By the sixth cup, all will be forgotten.
Here it comes: that grand, vertiginous ooze as an entire shelf of my cerebrum slides gently, but totally into the sea. 

The school year is ended.

I don’t know what to do. I can barely think, let alone string together sentences. So far, I have made five cups of tea, read the bedtime story and put the children to bed.

And here I am: phantom limbs reaching out to invisible piles of marking. My school laptop is shut. I have nothing to plan except packing and domestic preparations. I am at a loss.

It wasn’t always like this: usually my school holidays would start with a hangover. That would give me ample excuse to groan around my flat, rubbing my head, sitting, standing, sitting. Now I’m sober, no longer inclined to burst into the holidays a drunken bum.

Here I am, sober: groaning around the house, rubbing my head, sitting, standing, sitting.

Pity poor me and my big holiday. Oh, the guilt and the misery: I should be active; I should be doing something – something charitable, worthy and grand. At the very least I could plan a cheeky unit or revamp our reading programme. I could…

Stop. Allow the nothing to wash over me. All that I have done hangs over me now: such a lot, such a lot. The pace of working life (most especially of teaching life) has an intensity that is comparable to few other professions. I’m tempted to make direct comparisons, but will avoid doing so for fear of inviting indignation. All I will say is that the hedge of the teaching year is deep and thorny: you do not exit as you entered. I am not the same as I was.

So I need to lay down my phantom limbs and let go of an old life. The holidays will refill those lines in my face; the colour and the shape will return to my sunken, grey cheeks (face cheeks), and my mind will reshape itself as something ever so slightly different: I will be refracted.

Poor, poor, pitiful me. Would that I had a divan upon which to fling myself; to hide in the folds of my quilted smoking jacket. And cry; just wrack myself into a catharthic festival of relieved sobbing.
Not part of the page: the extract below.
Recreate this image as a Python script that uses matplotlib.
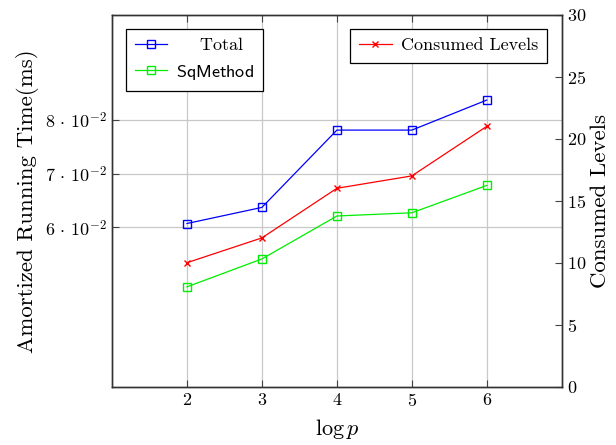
import matplotlib
matplotlib.use('Agg')
import matplotlib.pyplot as plt

plt.rcParams['font.family'] = ['cmr10', 'DejaVu Serif']
plt.rcParams['mathtext.fontset'] = 'cm'
plt.rcParams['axes.formatter.use_mathtext'] = True
plt.rcParams['axes.unicode_minus'] = False

# Data
log_p = [2, 3, 4, 5, 6]
total_ms = [0.0607, 0.0637, 0.0781, 0.0781, 0.0837]
sqmethod_ms = [0.0489, 0.0541, 0.0621, 0.0627, 0.0678]
consumed_levels = [10, 12, 16, 17, 21]

time_ticks = [0.06, 0.07, 0.08]
time_tick_labels = [r'$6\,\cdot\,10^{-2}$', r'$7\,\cdot\,10^{-2}$', r'$8\,\cdot\,10^{-2}$']
level_ticks = [0, 5, 10, 15, 20, 25, 30]

fig = plt.figure(figsize=(6.16, 4.45), dpi=100)
ax = fig.add_axes([0.1818, 0.131, 0.7302, 0.836])

ax.plot(log_p, total_ms, color='blue', marker='s', markersize=5.5, markerfacecolor='none',
        linewidth=0.9, label='    Total')
ax.plot(log_p, sqmethod_ms, color='#00ee00', marker='s', markersize=5.5, markerfacecolor='none',
        linewidth=0.9, label=r'$\mathsf{SqMethod}$')
ax.set_xlim(1, 7)
ax.set_ylim(0.0303, 0.0996)
ax.set_xticks(log_p)
ax.set_yticks(time_ticks)
ax.set_yticklabels(time_tick_labels)
ax.grid(True, color='#c8c8c8', linewidth=0.9)
ax.set_axisbelow(True)
ax.tick_params(direction='in', labelsize=13, length=5, color='#444444', top=True)
ax.set_xlabel(r'$\log p$', fontsize=16, labelpad=6)
ax.set_ylabel('Amortized Running Time(ms)', fontsize=16.5)

ax2 = ax.twinx()
ax2.plot(log_p, consumed_levels, color='red', marker='x', markersize=4.5,
         linewidth=0.9, label='Consumed Levels')
ax2.set_ylim(0, 30)
ax2.set_yticks(level_ticks)
ax2.tick_params(direction='in', labelsize=13, length=5, color='#444444')
ax2.set_ylabel('Consumed Levels', fontsize=16.5, labelpad=3)

for a in (ax, ax2):
    for s in a.spines.values():
        s.set_color('#333333')
        s.set_linewidth(1.0)

leg1 = ax.legend(loc='upper left', bbox_to_anchor=(0.031, 0.962), borderaxespad=0,
                 fontsize=13, fancybox=False, edgecolor='black', framealpha=1,
                 handlelength=1.8, borderpad=0.5, labelspacing=0.5, handletextpad=0.5)
leg1.get_frame().set_linewidth(0.9)
leg2 = ax2.legend(loc='upper right', bbox_to_anchor=(0.967, 0.962), borderaxespad=0,
                  fontsize=13, fancybox=False, edgecolor='black', framealpha=1,
                  handlelength=1.8, borderpad=0.5, handletextpad=0.5)
leg2.get_frame().set_linewidth(0.9)

fig.savefig('out.png', dpi=100)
Or I could just make another cup of tea.

[Shuffles off to kitchen.]

[Shuffles back.]

That’s better.

Now, who was I?


One thought on “Discombobulation

  1. And for me, my term is ended and yet dribbles on, the pain of awakening three children and taking them to school pierces this mother’s heart (and eyes), as does the prospect of wrapping a bajillion presents in the half an hour left to me without their presence. Think of me at the prize giving assemblies. Think of me.